Use a family table where one value may need to be changed; length of a bolt, maybe a diameter. Think of why you may need a different instance and limit the family table to that choice. You may change the length of a screw/bolt to get 2 threads beyond the mating nut face. Changing diameter is seldom done, but may be for strength reasons. If you have multiple material types, they could be in the instances, too. While this may sound like a complicated file, set it all up as a single level.
Do NOT let everyone have access to the Generic models! Limit the editing to a select few librarians.
Put the family tables in your Windchill Part Library for control. Set Windchill so all files in the Part Library come into a designer's workspace as Read Only.
Avoid Family Table assemblies unless you have thought out the full design up front.
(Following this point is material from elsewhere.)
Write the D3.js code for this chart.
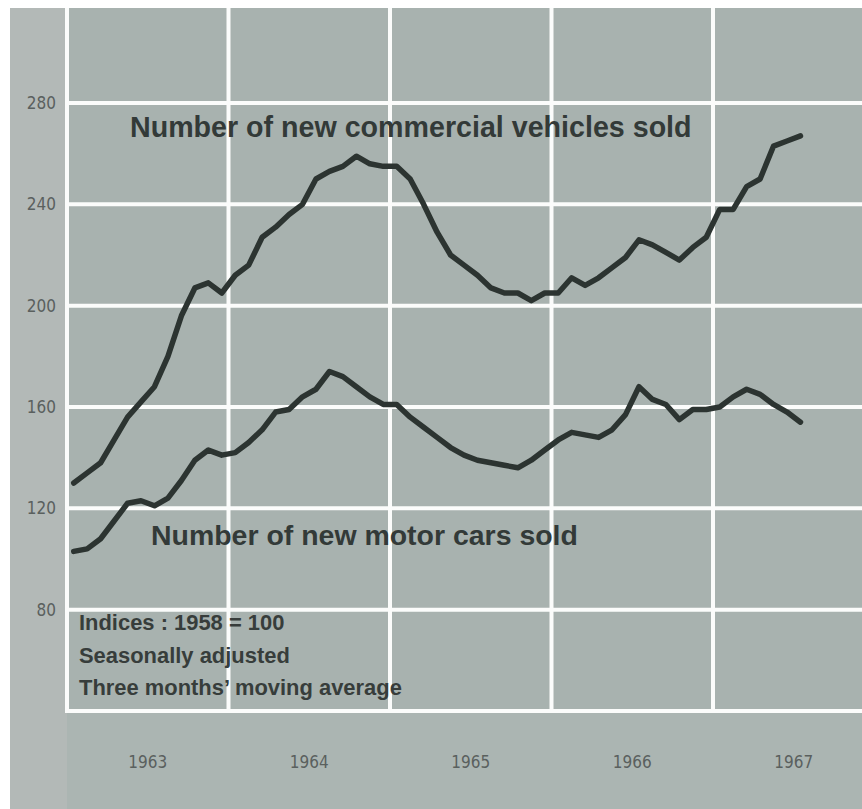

I did one of a plastic wire tray with a lid that was held on with studs and thumb nuts. The number of studs/nuts varied depending on the length of the part. The width and height of the tray were also variables. All component parts were in their own family tables. While it worked well for the first 8 assemblies, after that the number of columns to edit for a new instance became unwieldy. so we broke the assembly family table to individuals but left the components as instances. We reasoned that we would not be replacing one assembly for another that often, if at all.
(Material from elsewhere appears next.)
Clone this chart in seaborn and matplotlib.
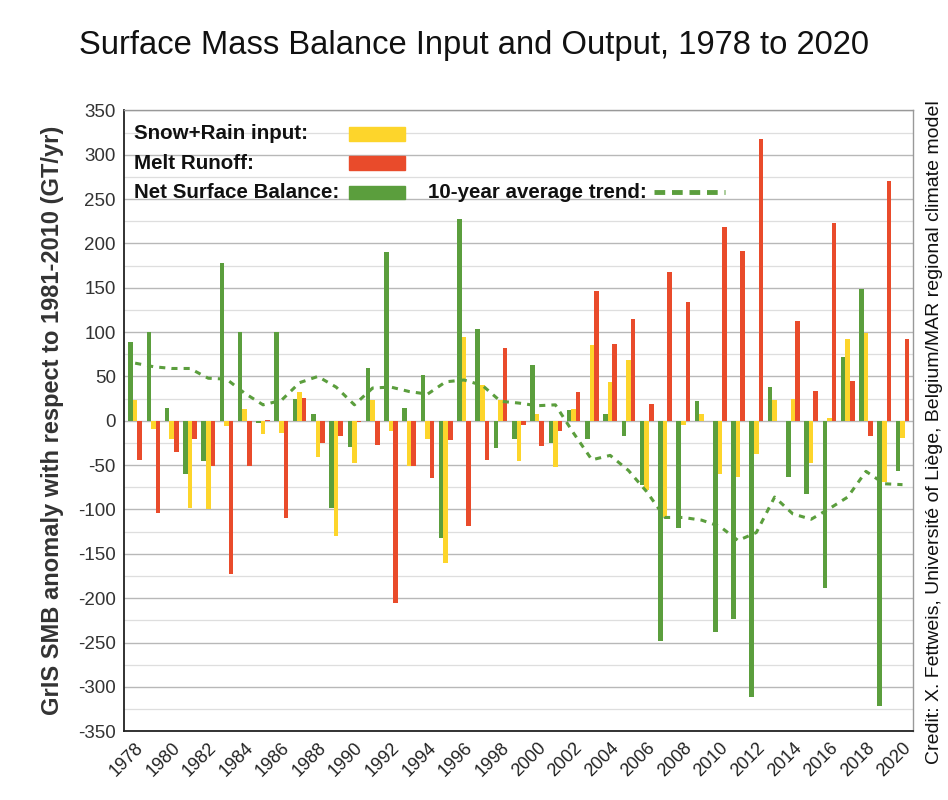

The prior system admin here, who set up Windchill did not like Family Tables so there were few when I arrived other than sheet metal flat patterns. I have since added some for things like 1-1/2" stainless steel tubing that we cut into any number of lengths (28 last count). We have also done other tube diameters. Some that are individual files, 1" has 138 file, are not in a family table since it is just as hard to convert an individual part to an instance as it is to turn an instance into an individual file. There are a few other things in family tables but the common theme is different lengths.
I would love to move hardware into family tables but there are just too many to do. We did use Part Solutions and their modeling is terrible! We stopped using that when we went to Wildfire 4. Every feature has new datum planes that may duplicate an existing one. I am replacing them as we edit the file for other reasons. The also have about 3Xs the number of parameters in a sketch than is needed to define the shape and half of those are reference dimensions. Delete all of that junk.
Hello Marc DeBower
thx for this topic, it´s realy interesting. Some basic operations from my point of view.
Where l will use Family table? (FT)
1. Make some dimmension diferent (length of screw, washer thickeness etc.)
2. Change string parameter value (drawing number, note etc.)
3. Suppress feater (hole at the end of bolt = YES/NO)
Where l can use FT and what are alternativies?
1) Make assembly settings. (part YES/NO)
A) - use simply representations (cheap solution)
- possibility to use graphic or geometry rep = less hardware demand
- more flexible than FT
B) - use Creo option modeler (costly solution)
2) Unbend sheetmetal part (bend back = YES/NO)
A) - l like thise trick Creo 2.0 Sheetmetal - Simplified Reps for flat pattern drawings
Have some other ideas, but don´t have more time
Are you using As-Stored for retrieving models? Otherwise I don't see a way to require specific versions that could conflict. I can understand where users stamp on each other's work and make incompatible models where one version used to work, but a later version doesn't. That happens all too frequently.
It is confusing, and seems to only come into play when you have a component family table going into an assembly family table. For example if I have a model, COMPONENT.PRT with three instances and iterate (Check out, Modify, Check In) one of those instances, the generic and one instance is a different version.
This is fine by itself, and even when assembled into a regular assembly. (Until you try to switch component instances in the assembly.)
However, the trouble starts when you have an assembly family, ASSEMBLY.ASM with three instances that use the instances from the component. Now you have a mess.